Kalau kita jatuh ke dalam perangkapnya mendebati dan berkelahi dengan dia, atau memberikan reaksi yang sesuai dengan citra yang dibawakannya, keras, kita lalu sama "sakitnya" dengan dia. "Lihat tuh apa kataku, orang Katotelek, kaya tembelek kan." Jadi, orang sakit hati tidak kena dilawan seperti itu, akan semakin toxic beliau. Manusia yang sakit hati, the hurting people, mempunyai beberapa cap saja sebab pandangannya sebetulnya sempit. Jadi melihat si jusni seperti itu, langsung masuk cap inquisitor dan excommunicator, melihat Uskup Belo seperti itu, masuk cap 'dibaptis kembali', dan sebagainya. Memakai cap-cap mempermudah dirinya untuk menganalisa orang lain yang tidak sama atau berlainan sekali dengan dirinya. Kalau ada pendapat 'complicated' yang tidak ada dicapnya ia menghindar.

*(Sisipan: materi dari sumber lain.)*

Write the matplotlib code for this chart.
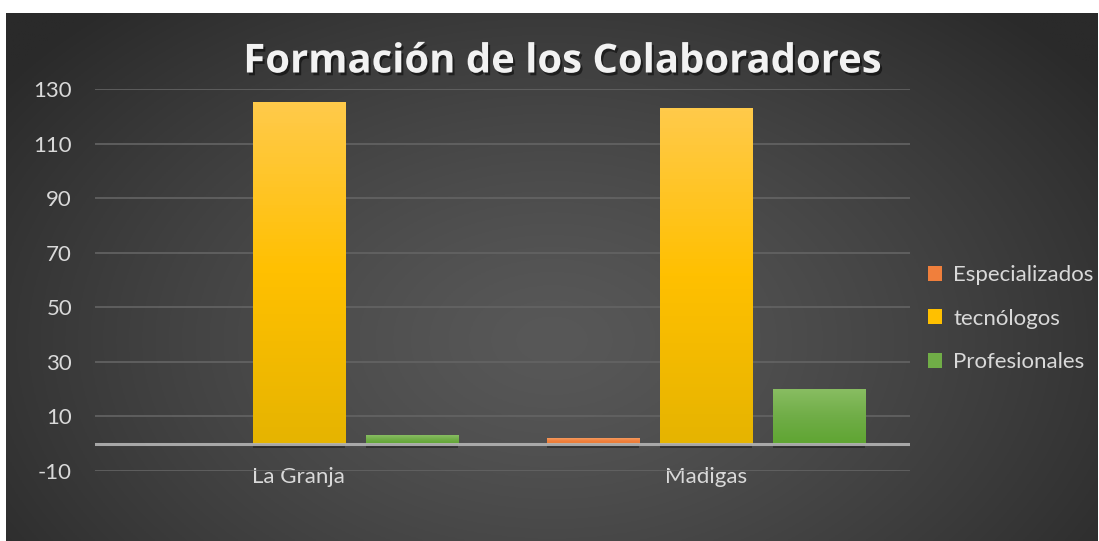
import numpy as np
import matplotlib.pyplot as plt
from matplotlib.patches import Rectangle
import matplotlib.patheffects as pe
from matplotlib.colors import LinearSegmentedColormap

categories = ["La Granja", "Madigas"]
series_names = ["Especializados", "tecnólogos", "Profesionales"]
especializados = [0, 2]
tecnologos = [125, 123]
profesionales = [3, 20]
yticks = [-10, 10, 30, 50, 70, 90, 110, 130]
title = "Formación de los Colaboradores"

series_values = [especializados, tecnologos, profesionales]
base_colors = ["#f07f3c", "#ffc000", "#70ad47"]
grad_colors = [("#f59a5e", "#ed7d31"), ("#ffca4a", "#e6b400"), ("#88bd62", "#5fa532")]

W, H = 1099, 541
fig = plt.figure(figsize=(W / 100, H / 100), dpi=100, facecolor="white")

# radial gradient background
bg = fig.add_axes([6 / W, 0, (1098 - 6) / W, (541 - 13) / H])
bg.set_axis_off()
ny, nx = 260, 540
yy, xx = np.mgrid[0:1:ny * 1j, 0:1:nx * 1j]
cx, cy = 0.50, 0.62
d = np.sqrt(((xx - cx) / 0.62) ** 2 + ((yy - cy) / 0.85) ** 2)
d = np.clip(d, 0, 1)
val = 0x58 - (0x58 - 0x2a) * d ** 1.3
img = np.dstack([val, val, val]) / 255.0
bg.imshow(img, extent=[0, 1, 0, 1], aspect="auto", origin="upper")
bg.set_xlim(0, 1)
bg.set_ylim(0, 1)

ax = fig.add_axes([95 / W, (541 - 471) / H, 815 / W, 382 / H])
ax.patch.set_alpha(0)
for s in ax.spines.values():
    s.set_visible(False)

x = np.arange(len(categories))
offsets = [-0.277, 0.0, 0.277]
width = 0.226
for vals, off, bc, (ctop, cbot) in zip(series_values, offsets, base_colors, grad_colors):
    bars = ax.bar(x + off, vals, width, color=bc, zorder=3,
                  path_effects=[pe.SimplePatchShadow(offset=(0, -3), shadow_rgbFace="black", alpha=0.35),
                                pe.Normal()])
    cmap = LinearSegmentedColormap.from_list("g", [cbot, bc, ctop])
    for b in bars:
        h = b.get_height()
        if h <= 0:
            continue
        grad = np.linspace(1, 0, 100).reshape(-1, 1)
        ax.imshow(grad, cmap=cmap, vmin=0, vmax=1, aspect="auto", zorder=3.5,
                  extent=[b.get_x(), b.get_x() + b.get_width(), 0, h], origin="upper")

ax.set_xlim(-0.5, 1.5)
ax.set_ylim(-10, 130)
ax.set_yticks(yticks)
ax.grid(axis="y", color="#646464", lw=1.2, zorder=1)
ax.axhline(0, color="#b4b4b4", lw=2.2, alpha=0.9, zorder=5)

font = "Lato"
ax.set_xticks(x)
ax.set_xticklabels(categories, fontsize=16, color="#d9d9d9", family=font)
ax.set_yticklabels([str(t) for t in yticks], fontsize=16, color="#d9d9d9", family=font)
ax.tick_params(axis="both", length=0)
ax.tick_params(axis="y", pad=16.5)
ax.tick_params(axis="x", pad=-3)

handles = [Rectangle((0, 0), 1, 1, facecolor=c) for c in base_colors]
leg = ax.legend(handles, series_names, loc="center left", bbox_to_anchor=(1.022, 0.399),
                frameon=False, borderpad=0, borderaxespad=0,
                handlelength=0.64, handleheight=0.64, handletextpad=0.5,
                labelspacing=1.06, prop={"family": font, "size": 16})
for t in leg.get_texts():
    t.set_color("#d9d9d9")

fig.text(562 / W, 1 - 62 / H, title, ha="center", va="center", fontsize=28.8,
         fontweight="bold", color="#f2f2f2", family="Open Sans",
         path_effects=[pe.withSimplePatchShadow(offset=(1.5, -2), shadow_rgbFace="black", alpha=0.5)])

fig.savefig("out.png", dpi=100, facecolor="white")
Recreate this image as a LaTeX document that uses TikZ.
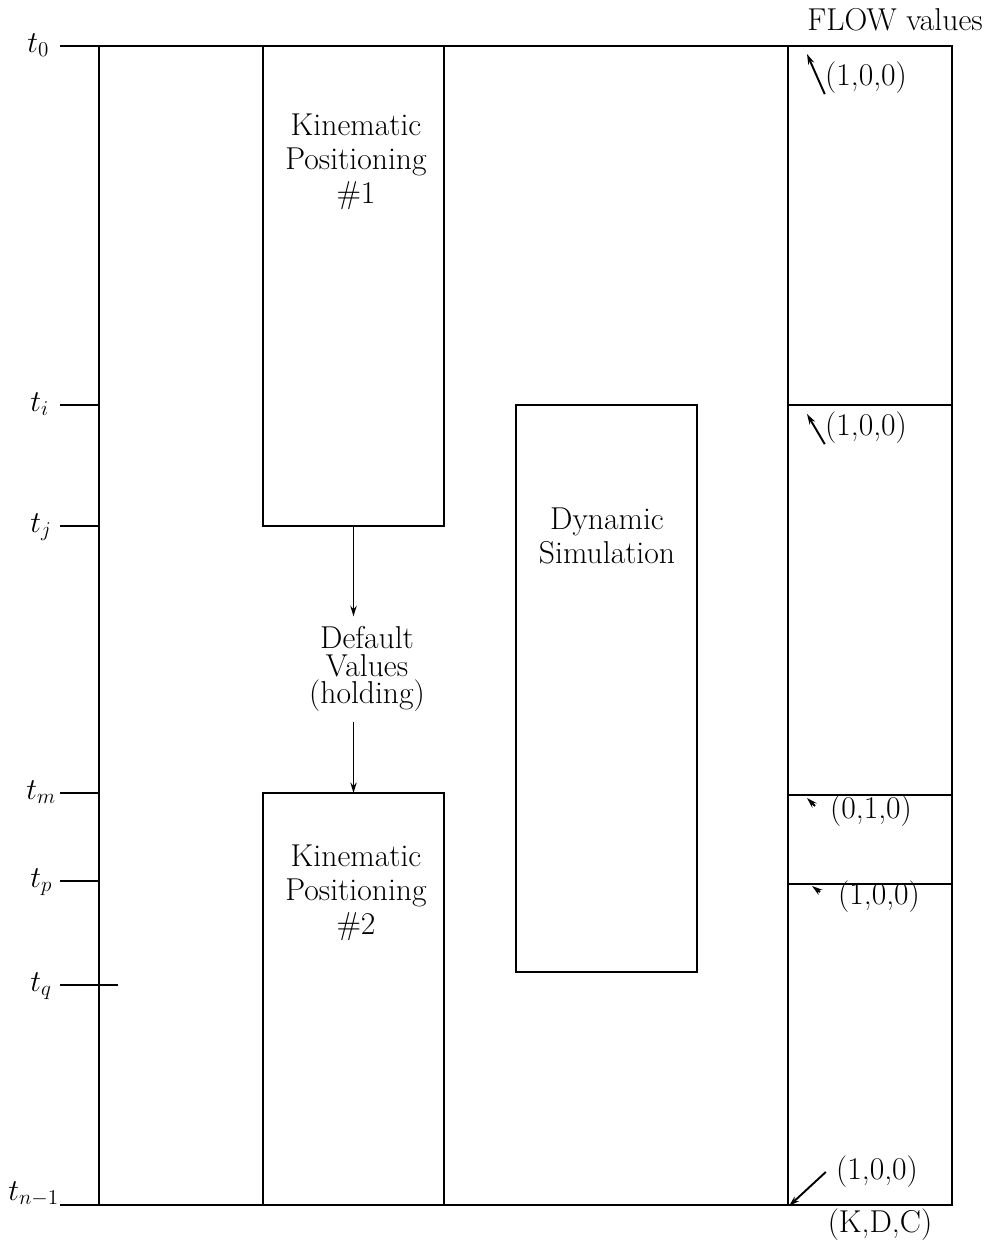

Kembali ke tayangan saya yang pertama berjudul di atas, saya sengaja tidak memakai contoh kasus kelas berat sebab selain jarang pengalaman saya bertemu orang seperti itu, juga umum bahwa mereka "sakit" sebenarnya. Ini sebetulnya keahlian mbah Pras yang sedang bertapa di kantornya atau masalah psikologis. "Healing the inner hurt," merupakan salah satu resep untuk orang sakit hati kelas berat dapat keluar dari lembahnya. Saya yang hanya bermodal pengalaman memang tidak mampu untuk membahasnya secara mendalam, hanya ingin mengetengahkan, sesuai "wangsit" yang saya terima, pakailah contoh Eko di dalam tayanganmu. Kembali kita semua tidak dapat menyembuhkan Eko, ia harus sadar sendiri. Namun di dalam bermasyarakat, apalagi kalau kita kebetulan menjadi "tokoh" atau memegang peranan, menjadi "leader", semoga kita sadar bahwa banyak manusia yang mudah menjadi orang sakit hati kelas berat seperti dia. Bila Anda tokoh di gereja, imam, uskup, seluruh Gereja bisa kena disikat. Bila Anda mewakili pemerintahan, sami mawon. Anda direktur suatu institusi, sarua keneh. Kesalahan Anda, sebagai oknum, akan dijadikannya kesalahan institusi. Kesalahan nenek moyang ratusan tahun lalu selalu diingat-ingatnya.

Seperti saya katakan, saya dapat berbantahan dengannya namun tidak akan membuat kebaikan bagi diri saya maupun dirinya. Hanya satu hal, mungkin memenuhi kebutuhannya (untuk dilayani) sama seperti pecandu rokok yang mendambakan nikotin. Tidak sehat maksud saya. Nah, saya manusia yang bebas dan mempunyai pilihan, berbantahan dan berdebat kusir dengan dia, atau tidak mengacuhkan capnya dan tidak membalas dengan cap lain sebab kalau demikian saya sama "sakitnya". Saya memilih yang kedua dan betapapun reaksinya atau cap tambahan lain kepada diri saya yang akan diberikannya, paling-paling saya akan buat menjadi tokoh di 'The Hurting People III' -). Salam dari Toronto, banyaklah berdoa untuk orang seperti Eko, hurting people kelas berat seperti saya juga sudah dan akan melakukannya lagi.